- Film poster
- Directed by: Mari Asato
- Written by: Mari Asato
- Produced by: Mari Asato
- Starring: Maria Takagi Hana Matsumoto Yuno Nakazono Kana Tsugihara Kuniteru Shigeyama Ryota Matsushima Masanobu Katsumura
- Production companies: Toei Video; Cell; Oz Co.;
- Distributed by: Toei Video
- Release date: 27 June 2009 (Japan);
- Running time: 60 minutes
- Country: Japan
- Language: Japanese

= Ju-On: Black Ghost =

2009 Japanese horror film

Ju-On: Black Ghost (呪怨: 黒い少女, Juon: Kuroi Shōjo) is a 2009 Japanese supernatural horror film produced in honor of the tenth anniversary of the Ju-On series. Like most films in the franchise, Black Ghost is told in a non-linear order, with each vignette titled after a character central to the story. The sequel revolves around a hospitalized young girl who discovers that a cyst is found in her body, which is actually the physical remnant of her unborn twin.

==Plot==
Black Ghost is divided into seven segments in the following order: Tetsuya (徹也), Yuko (裕子), Ayano (綾乃), Fukie (芙季絵), Yokota (横田), Mariko (真理子), and Kiwako (季和子).
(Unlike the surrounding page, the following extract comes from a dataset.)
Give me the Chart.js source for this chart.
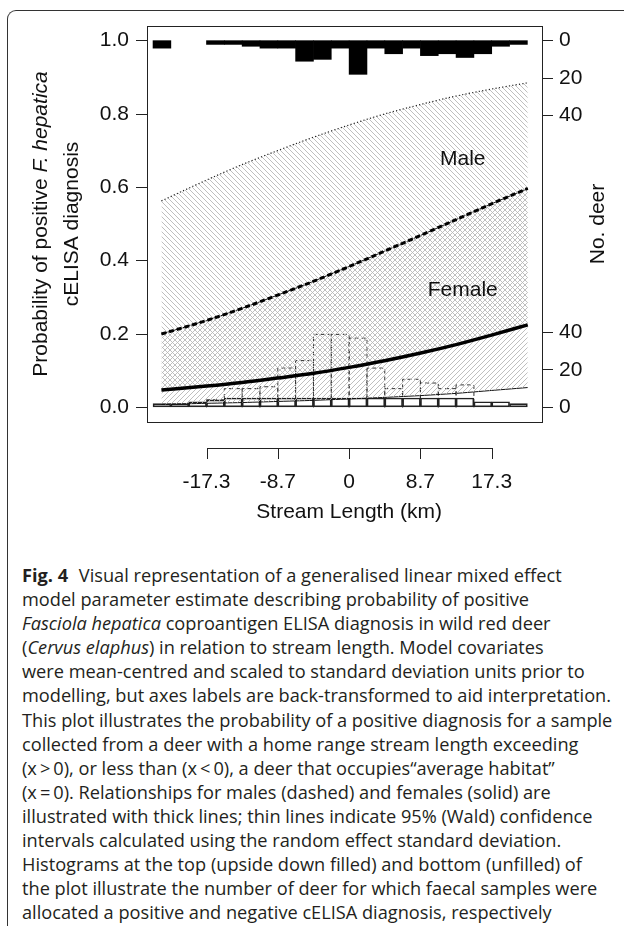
<!DOCTYPE html>
<html>
<head>
<meta charset="utf-8">
<script src="https://cdn.jsdelivr.net/npm/chart.js@4.4.1/dist/chart.umd.min.js"></script>
<style>
body { margin: 0; background: #fff; width: 624px; height: 932px; overflow: hidden; position: relative; }
#frame { position: absolute; left: 7px; top: 10px; width: 660px; height: 915px; border-left: 1.3px solid #333; border-top: 1.3px solid #333; border-top-left-radius: 9px; }
#c { position: absolute; left: 0; top: 0; }
#cap { position: absolute; left: 22px; top: 563px; font-family: "Open Sans"; font-size: 18.2px; letter-spacing: 0; line-height: 24.1px; color: #231f20; white-space: nowrap; }
#cap b { font-weight: 700; margin-right: 6px; }
</style>
</head>
<body>
<div id="frame"></div>
<canvas id="c" width="624" height="540"></canvas>
<div id="cap">
<div><b>Fig. 4</b> Visual representation of a generalised linear mixed effect</div>
<div>model parameter estimate describing probability of positive</div>
<div><i>Fasciola hepatica</i> coproantigen ELISA diagnosis in wild red deer</div>
<div>(<i>Cervus elaphus</i>) in relation to stream length. Model covariates</div>
<div>were mean-centred and scaled to standard deviation units prior to</div>
<div>modelling, but axes labels are back-transformed to aid interpretation.</div>
<div>This plot illustrates the probability of a positive diagnosis for a sample</div>
<div>collected from a deer with a home range stream length exceeding</div>
<div>(x&#8201;&gt;&#8201;0), or less than (x&#8201;&lt;&#8201;0), a deer that occupies&#8220;average habitat&#8221;</div>
<div>(x&#8201;=&#8201;0). Relationships for males (dashed) and females (solid) are</div>
<div>illustrated with thick lines; thin lines indicate 95% (Wald) confidence</div>
<div>intervals calculated using the random effect standard deviation.</div>
<div>Histograms at the top (upside down filled) and bottom (unfilled) of</div>
<div>the plot illustrate the number of deer for which faecal samples were</div>
<div>allocated a positive and negative cELISA diagnosis, respectively</div>
</div>
<script>
// stream length (km) where the fitted curves were read
var streamKm = [-22.8, -17.3, -13.0, -8.7, -4.3, 0, 4.3, 8.7, 13.0, 17.3, 21.7];
var maleFit = [0.200, 0.237, 0.270, 0.306, 0.344, 0.384, 0.426, 0.469, 0.512, 0.555, 0.597];
var maleUpper = [0.563, 0.620, 0.662, 0.700, 0.737, 0.770, 0.800, 0.826, 0.849, 0.868, 0.885];
var maleLower = [0.047, 0.058, 0.068, 0.080, 0.093, 0.109, 0.127, 0.148, 0.171, 0.197, 0.225];
var femaleFit = [0.047, 0.058, 0.068, 0.080, 0.093, 0.109, 0.127, 0.148, 0.171, 0.197, 0.225];
var femaleUpper = [0.200, 0.237, 0.270, 0.306, 0.344, 0.384, 0.426, 0.469, 0.512, 0.555, 0.597];
var femaleLower = [0.008, 0.011, 0.013, 0.016, 0.019, 0.023, 0.027, 0.032, 0.038, 0.046, 0.054];

// histogram bins (km) and deer counts
var binEdges = [-23.82, -21.65, -19.49, -17.32, -15.16, -12.99, -10.83, -8.66, -6.50, -4.33, -2.17,
                0, 2.17, 4.33, 6.50, 8.66, 10.83, 12.99, 15.16, 17.32, 19.49, 21.65];
var positiveCounts = [4, null, null, 2, 2, 3, 4, 4, 11, 10, 4, 18, 4, 7, 4, 8, 7, 9, 7, 3, 2];
var negativeSolid = [2, 2, 3, 4, 5, 5, 5, 5, 5, 5, 5, 5, 5, 5, 5, 5, 5, 5, 3, 3, 2];
var negativeDashed = [null, null, null, 4, 10, 10, 11, 21, 25, 39, 39, 37, 21, 10, 15, 13, 10, 12, null, null, null];

var probTicks = [0, 0.2, 0.4, 0.6, 0.8, 1.0];
var deerTicks = [0, 20, 40];
var xTicks = [-17.32, -8.66, 0, 8.66, 17.32];
var xTickLabels = ['-17.3', '-8.7', '0', '8.7', '17.3'];
var plotLabels = ['Male', 'Female'];
var labelX = [13.8, 13.8];
var labelY = [0.678, 0.32];

var deerUnit = 0.0051; // probability units per deer on the plot
var FONT = '"Liberation Sans", Arial, sans-serif';

var canvas = document.getElementById('c');
var ctx = canvas.getContext('2d');

function hatch(dir) {
  var t = document.createElement('canvas');
  t.width = 5; t.height = 5;
  var g = t.getContext('2d');
  g.strokeStyle = '#b8b8b8';
  g.lineWidth = 0.9;
  g.beginPath();
  if (dir > 0) {
    g.moveTo(0, 5); g.lineTo(5, 0);
    g.moveTo(-1, 1); g.lineTo(1, -1);
    g.moveTo(4, 6); g.lineTo(6, 4);
  } else {
    g.moveTo(0, 0); g.lineTo(5, 5);
    g.moveTo(-1, 4); g.lineTo(1, 6);
    g.moveTo(4, -1); g.lineTo(6, 1);
  }
  g.stroke();
  return ctx.createPattern(t, 'repeat');
}

function pts(ys) {
  return streamKm.map(function (x, i) { return { x: x, y: ys[i] }; });
}

var topBars = [], solidBars = [], dashedPath = [];
for (var i = 0; i < binEdges.length - 1; i++) {
  var mid = (binEdges[i] + binEdges[i + 1]) / 2;
  if (positiveCounts[i] != null) topBars.push({ x: mid, y: [1 - positiveCounts[i] * deerUnit, 1] });
  if (negativeSolid[i] != null) solidBars.push({ x: mid, y: [0, negativeSolid[i] * deerUnit] });
  if (negativeDashed[i] != null) {
    var h = negativeDashed[i] * deerUnit;
    dashedPath.push({ x: binEdges[i], y: 0 }, { x: binEdges[i], y: h },
                    { x: binEdges[i + 1], y: h }, { x: binEdges[i + 1], y: 0 });
  }
}

var rightTickValues = [];
var rightTickLabels = [];
deerTicks.forEach(function (d) { rightTickValues.push(1 - d * deerUnit); rightTickLabels.push(String(d)); });
deerTicks.slice().reverse().forEach(function (d) { rightTickValues.push(d * deerUnit); rightTickLabels.push(String(d)); });

var decor = {
  id: 'decor',
  afterDraw: function (chart) {
    var c = chart.ctx, a = chart.chartArea, xs = chart.scales.x, ys = chart.scales.y;
    c.save();
    c.strokeStyle = '#222';
    c.lineWidth = 1;
    c.strokeRect(Math.round(a.left) + 0.5, Math.round(a.top) + 0.5, Math.round(a.right - a.left), Math.round(a.bottom - a.top));

    // stream length axis, set below the box
    var y0 = Math.round(a.bottom) + 26;
    var x1 = xs.getPixelForValue(xTicks[0]);
    var x2 = xs.getPixelForValue(xTicks[xTicks.length - 1]);
    c.beginPath();
    c.moveTo(Math.round(x1) + 0.5, y0 + 0.5);
    c.lineTo(Math.round(x2) + 0.5, y0 + 0.5);
    xTicks.forEach(function (v) {
      var p = Math.round(xs.getPixelForValue(v)) + 0.5;
      c.moveTo(p, y0);
      c.lineTo(p, y0 + 11);
    });
    c.stroke();
    c.fillStyle = '#111';
    c.font = '21px ' + FONT;
    c.textAlign = 'center';
    c.textBaseline = 'middle';
    xTicks.forEach(function (v, i) { c.fillText(xTickLabels[i], xs.getPixelForValue(v), y0 + 34); });
    c.fillText('Stream Length (km)', (x1 + x2) / 2, y0 + 64);

    plotLabels.forEach(function (t, i) {
      c.fillText(t, xs.getPixelForValue(labelX[i]), ys.getPixelForValue(labelY[i]));
    });

    var cy = (a.top + a.bottom) / 2;
    function vtext(parts, cx) {
      c.save();
      c.translate(cx, cy);
      c.rotate(-Math.PI / 2);
      c.textAlign = 'left';
      var w = 0;
      parts.forEach(function (p) { c.font = p[1] + '21px ' + FONT; w += c.measureText(p[0]).width; });
      var x = -w / 2;
      parts.forEach(function (p) { c.font = p[1] + '21px ' + FONT; c.fillText(p[0], x, 0); x += c.measureText(p[0]).width; });
      c.restore();
    }
    vtext([['Probability of positive ', ''], ['F. hepatica', 'italic ']], 41);
    vtext([['cELISA diagnosis', '']], 72);
    vtext([['No. deer', '']], 598);
    c.restore();
  }
};

new Chart(ctx, {
  type: 'line',
  data: {
    datasets: [
      { label: 'Male upper CI', data: pts(maleUpper), borderColor: '#222', borderWidth: 1.2, borderDash: [1.2, 2.2],
        fill: 1, backgroundColor: hatch(-1), cubicInterpolationMode: 'monotone', order: 1 },
      { label: 'Male lower CI', data: pts(maleLower), borderColor: 'rgba(0,0,0,0)', borderWidth: 0,
        cubicInterpolationMode: 'monotone', order: 1 },
      { label: 'Female upper CI', data: pts(femaleUpper), borderColor: '#111', borderWidth: 1,
        fill: 3, backgroundColor: hatch(1), cubicInterpolationMode: 'monotone', order: 1 },
      { label: 'Female lower CI', data: pts(femaleLower), borderColor: '#111', borderWidth: 1,
        cubicInterpolationMode: 'monotone', order: 1 },
      { label: 'Male', data: pts(maleFit), borderColor: '#000', borderWidth: 3, borderDash: [5, 3],
        cubicInterpolationMode: 'monotone', order: 0 },
      { label: 'Female', data: pts(femaleFit), borderColor: '#000', borderWidth: 3.5,
        cubicInterpolationMode: 'monotone', order: 0 },
      { type: 'bar', label: 'Positive', data: topBars, backgroundColor: '#000', borderWidth: 0,
        grouped: false, barPercentage: 1, categoryPercentage: 1, order: 2 },
      { type: 'bar', label: 'Negative', data: solidBars, backgroundColor: 'rgba(0,0,0,0)', borderColor: '#222',
        borderWidth: 1, borderSkipped: false, grouped: false, barPercentage: 1, categoryPercentage: 1, order: 2 },
      { label: 'Negative (dashed)', data: dashedPath, borderColor: '#333', borderWidth: 1, borderDash: [4, 3],
        tension: 0, fill: false, order: 2 }
    ]
  },
  options: {
    responsive: false,
    animation: false,
    devicePixelRatio: 1,
    layout: { padding: { top: 26, bottom: 118, left: 0, right: 0 } },
    elements: { point: { radius: 0 }, line: { fill: false } },
    plugins: { legend: { display: false }, tooltip: { enabled: false } },
    scales: {
      x: { type: 'linear', min: -24.55, max: 23.43, display: false, offset: false },
      y: {
        type: 'linear', position: 'left', min: -0.04, max: 1.04,
        afterFit: function (s) { s.width = 147; },
        afterBuildTicks: function (s) { s.ticks = probTicks.map(function (v) { return { value: v }; }); },
        ticks: { callback: function (v) { return v.toFixed(1); }, font: { family: FONT, size: 21 }, color: '#111', padding: 7, autoSkip: false },
        grid: { drawOnChartArea: false, tickLength: 11, color: '#222', lineWidth: 1 },
        border: { display: false }
      },
      y2: {
        type: 'linear', position: 'right', min: -0.04, max: 1.04,
        afterFit: function (s) { s.width = 82; },
        afterBuildTicks: function (s) { s.ticks = rightTickValues.map(function (v) { return { value: v }; }); },
        ticks: { callback: function (v, i) { return rightTickLabels[i]; }, font: { family: FONT, size: 21 }, color: '#111', padding: 6, autoSkip: false },
        grid: { drawOnChartArea: false, tickLength: 11, color: '#222', lineWidth: 1 },
        border: { display: false }
      }
    }
  },
  plugins: [decor]
});
</script>
</body>
</html>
After collapsing at school, a young girl, Fukie Yokota, is rushed to the clinic. She and her mother, Kiwako, go back home after she recovers, but Fukie suddenly lets out strange meowing and croaking noises and mutters to her father that he will kill "that woman". During a psychology test where Fukie is hypnotized, she becomes even more unstable, having to stay at the hospital and be cared for by a nurse, Yuko.

The doctor tells Kiwako that a cyst has been discovered in Fukie's body, but it is actually the physical remnant of Fukie's unborn twin who merged with her body during birth. The twin is also implied to be possessed by Kayako Saeki based on the death rattle-like noises it emits. Knowing that Fukie's condition is supernatural, Kiwako contacts her sister, Mariko, who is spiritually aware, to examine Fukie. Concluding that Fukie's twin is a parasite, she performs an exorcism to expel the evil spirit, but the spirit tricks Mariko into expelling Fukie's spirit instead. The spirit of Fukie's evil twin stabs Mariko and her family to death.

Fukie's body, which still contains the evil spirit, is taken back to the hospital and in a last-ditch effort, Kiwako takes Fukie's body and jumps off the rooftop with it, killing them both. However, this act sets the spirit free to terrorize an employee of Kiwako's husband, Ayano, as well as forcing Kiwako's husband to murder her, fulfilling the spirit's prediction. The spirit also goes to Yuko's apartment to kill her and her young neighbor, Tetsuya.

==Release==
The film was released alongside its co-installment White Ghost on DVD in the UK on 26 April 2010, and was released onto DVD and Blu-ray in the US on 17 May 2011.